Bitcoin Mining Effects on the Environment
Mining cryptocurrencies, particularly Bitcoin, is reported to consume 91 Terawatt-hours of electricity, which is greater than the energy consumption of Finland, a state with 5.5 million people.
In theory, the environmental impact of Bitcoin mining should decrease over time as equipment becomes increasingly efficient. But this is negated by the ever-increasing mining power (hashrate) of the entire network.
However, as the cost of renewable energy resources keeps going down relative to conventional sources like coal and gas, this incentivizes miners to move towards the former, helping facilitate the transition into sustainable and environment-friendly energy. This is strengthened further by China’s ban on crypto mining, which has triggered an exodus of miners from the Eastern nation, propelling them to seek locations that have abundant and cheap energy, most of which are renewable.

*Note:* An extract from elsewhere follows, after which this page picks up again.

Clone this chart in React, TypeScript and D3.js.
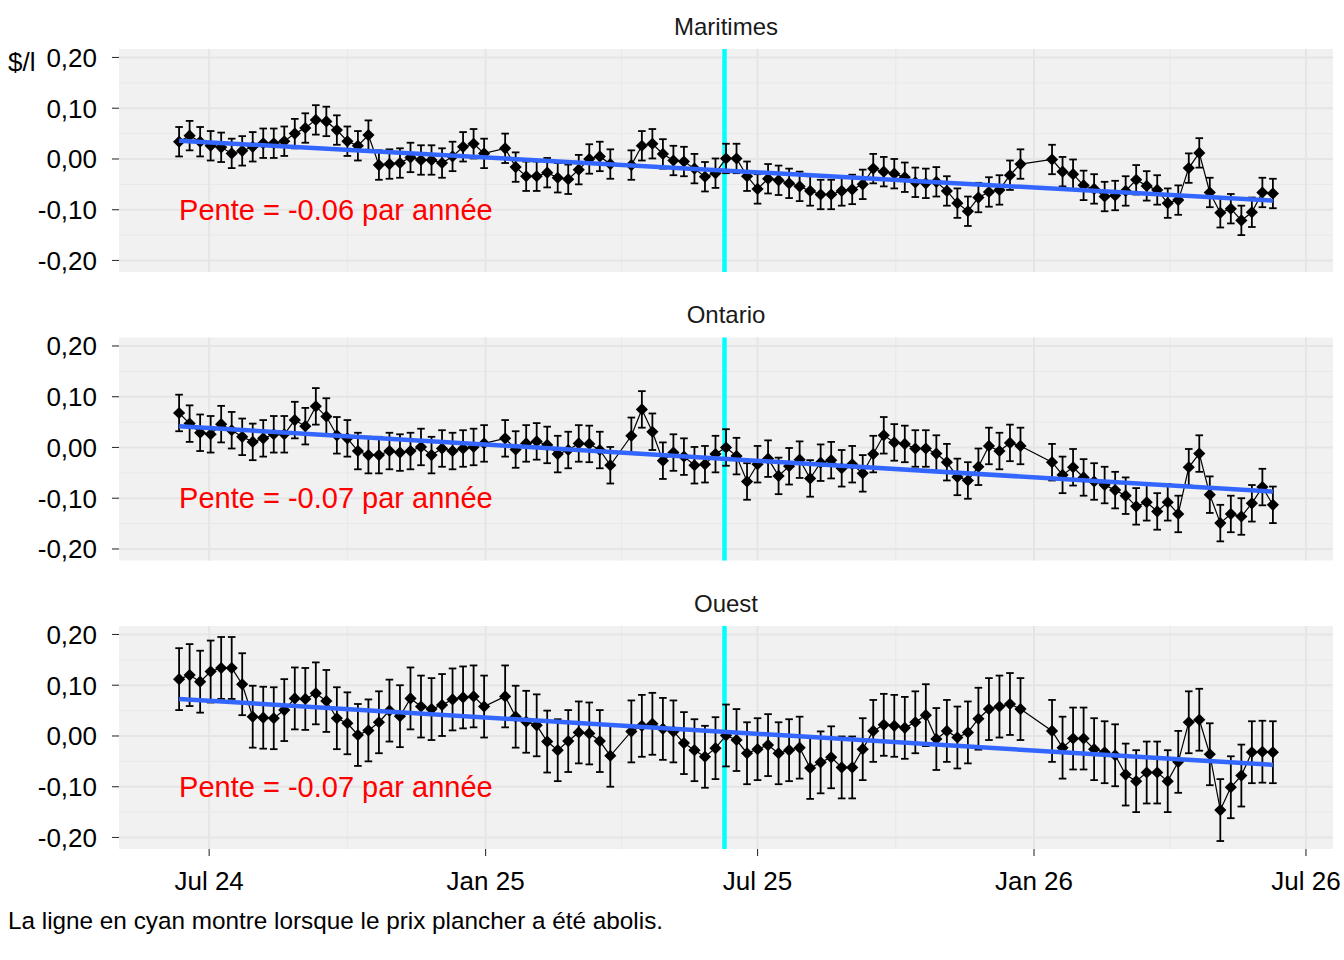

Mining profitability is highly dependent on several factors like the price of BTC, electricity costs, equipment, etc. For most small-time solo miners, it might not be profitable. But if you join a pool and have enough resources of your own, you will likely be able to earn passive income.
And should you choose to go into the mining business, you’d best run a cost-benefit analysis to make sure you don’t get burned. Also, you might consider alternative ways to generate income in the crypto and blockchain space, such as flipping NFTs or investing in altcoins.
Regardless, the Bitcoin network cannot exist without the miners. Therefore, they are essential members of the Bitcoin community.